__Data excerpt__.
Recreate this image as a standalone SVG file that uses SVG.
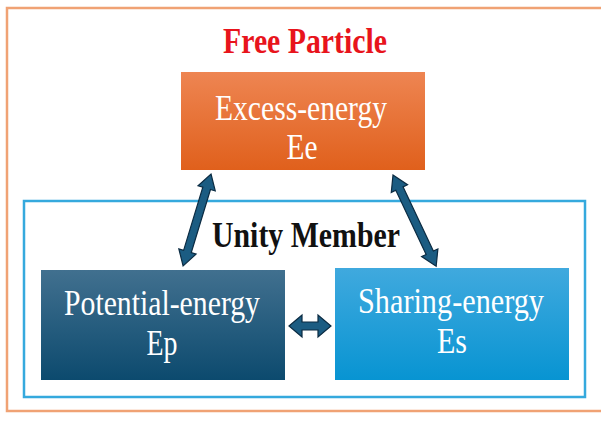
<svg xmlns="http://www.w3.org/2000/svg" width="601" height="421" viewBox="0 0 601 421">
<defs>
<linearGradient id="gOr" x1="0" y1="0" x2="0" y2="1"><stop offset="0" stop-color="#ee8552"/><stop offset="1" stop-color="#e0601c"/></linearGradient>
<linearGradient id="gDk" x1="0" y1="0" x2="0" y2="1"><stop offset="0" stop-color="#41708f"/><stop offset="1" stop-color="#0c4a6e"/></linearGradient>
<linearGradient id="gLt" x1="0" y1="0" x2="0" y2="1"><stop offset="0" stop-color="#40a9de"/><stop offset="1" stop-color="#0894d2"/></linearGradient>
<style>
.box{stroke:none}
.lbl{font-family:"Liberation Serif","Times New Roman",serif;font-size:35px;fill:#ffffff;text-anchor:middle}
.ttl{font-family:"Liberation Serif","Times New Roman",serif;font-size:36px;font-weight:bold;text-anchor:middle}
.arr{fill:#1b5c82;stroke:#0b2b42;stroke-width:1.2;stroke-linejoin:miter}
</style>
</defs>
<rect x="0" y="0" width="601" height="421" fill="#ffffff"/>
<rect id="frame-outer" x="7" y="8" width="600" height="403" fill="none" stroke="#f0a274" stroke-width="2.5"/>
<text class="ttl" x="305" y="53" fill="#e8141c" textLength="164" lengthAdjust="spacingAndGlyphs">Free Particle</text>
<g id="unity">
<rect x="24" y="201" width="561" height="196" fill="none" stroke="#35a9dd" stroke-width="2.5"/>
<text class="ttl" x="306" y="247" fill="#111111" textLength="188" lengthAdjust="spacingAndGlyphs">Unity Member</text>
</g>
<g id="excess">
<rect class="box" x="181" y="72" width="244" height="98" fill="url(#gOr)"/>
<text class="lbl" x="301" y="120" textLength="172" lengthAdjust="spacingAndGlyphs">Excess-energy</text>
<text class="lbl" x="302" y="159" textLength="31" lengthAdjust="spacingAndGlyphs">Ee</text>
</g>
<g id="potential">
<rect class="box" x="41" y="270" width="244" height="110" fill="url(#gDk)"/>
<text class="lbl" x="162" y="315" textLength="196" lengthAdjust="spacingAndGlyphs">Potential-energy</text>
<text class="lbl" x="162" y="355" textLength="31" lengthAdjust="spacingAndGlyphs">Ep</text>
</g>
<g id="sharing">
<rect class="box" x="335" y="268" width="234" height="112" fill="url(#gLt)"/>
<text class="lbl" x="451" y="313" textLength="186" lengthAdjust="spacingAndGlyphs">Sharing-energy</text>
<text class="lbl" x="452" y="353" textLength="30" lengthAdjust="spacingAndGlyphs">Es</text>
</g>
<g id="connectors">
<polygon class="arr" transform="translate(211,174) rotate(106.9)" points="0,0 15,-9 15,-4 81,-4 81,-9 96,0 81,9 81,4 15,4 15,9"/>
<polygon class="arr" transform="translate(393,175) rotate(64.7)" points="0,0 15,-9 15,-4 86,-4 86,-9 101,0 86,9 86,4 15,4 15,9"/>
<polygon class="arr" transform="translate(289,326)" points="0,0 13,-11 13,-4 29,-4 29,-11 42,0 29,11 29,4 13,4 13,11"/>
</g>
</svg>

__Directions for this task__. Retype everything in the material word for word, minus pictures.

__Task solution__.
Recreate this image as a standalone SVG file that uses SVG.
<svg xmlns="http://www.w3.org/2000/svg" width="601" height="421" viewBox="0 0 601 421">
<defs>
<linearGradient id="gOr" x1="0" y1="0" x2="0" y2="1"><stop offset="0" stop-color="#ee8552"/><stop offset="1" stop-color="#e0601c"/></linearGradient>
<linearGradient id="gDk" x1="0" y1="0" x2="0" y2="1"><stop offset="0" stop-color="#41708f"/><stop offset="1" stop-color="#0c4a6e"/></linearGradient>
<linearGradient id="gLt" x1="0" y1="0" x2="0" y2="1"><stop offset="0" stop-color="#40a9de"/><stop offset="1" stop-color="#0894d2"/></linearGradient>
<style>
.box{stroke:none}
.lbl{font-family:"Liberation Serif","Times New Roman",serif;font-size:35px;fill:#ffffff;text-anchor:middle}
.ttl{font-family:"Liberation Serif","Times New Roman",serif;font-size:36px;font-weight:bold;text-anchor:middle}
.arr{fill:#1b5c82;stroke:#0b2b42;stroke-width:1.2;stroke-linejoin:miter}
</style>
</defs>
<rect x="0" y="0" width="601" height="421" fill="#ffffff"/>
<rect id="frame-outer" x="7" y="8" width="600" height="403" fill="none" stroke="#f0a274" stroke-width="2.5"/>
<text class="ttl" x="305" y="53" fill="#e8141c" textLength="164" lengthAdjust="spacingAndGlyphs">Free Particle</text>
<g id="unity">
<rect x="24" y="201" width="561" height="196" fill="none" stroke="#35a9dd" stroke-width="2.5"/>
<text class="ttl" x="306" y="247" fill="#111111" textLength="188" lengthAdjust="spacingAndGlyphs">Unity Member</text>
</g>
<g id="excess">
<rect class="box" x="181" y="72" width="244" height="98" fill="url(#gOr)"/>
<text class="lbl" x="301" y="120" textLength="172" lengthAdjust="spacingAndGlyphs">Excess-energy</text>
<text class="lbl" x="302" y="159" textLength="31" lengthAdjust="spacingAndGlyphs">Ee</text>
</g>
<g id="potential">
<rect class="box" x="41" y="270" width="244" height="110" fill="url(#gDk)"/>
<text class="lbl" x="162" y="315" textLength="196" lengthAdjust="spacingAndGlyphs">Potential-energy</text>
<text class="lbl" x="162" y="355" textLength="31" lengthAdjust="spacingAndGlyphs">Ep</text>
</g>
<g id="sharing">
<rect class="box" x="335" y="268" width="234" height="112" fill="url(#gLt)"/>
<text class="lbl" x="451" y="313" textLength="186" lengthAdjust="spacingAndGlyphs">Sharing-energy</text>
<text class="lbl" x="452" y="353" textLength="30" lengthAdjust="spacingAndGlyphs">Es</text>
</g>
<g id="connectors">
<polygon class="arr" transform="translate(211,174) rotate(106.9)" points="0,0 15,-9 15,-4 81,-4 81,-9 96,0 81,9 81,4 15,4 15,9"/>
<polygon class="arr" transform="translate(393,175) rotate(64.7)" points="0,0 15,-9 15,-4 86,-4 86,-9 101,0 86,9 86,4 15,4 15,9"/>
<polygon class="arr" transform="translate(289,326)" points="0,0 13,-11 13,-4 29,-4 29,-11 42,0 29,11 29,4 13,4 13,11"/>
</g>
</svg>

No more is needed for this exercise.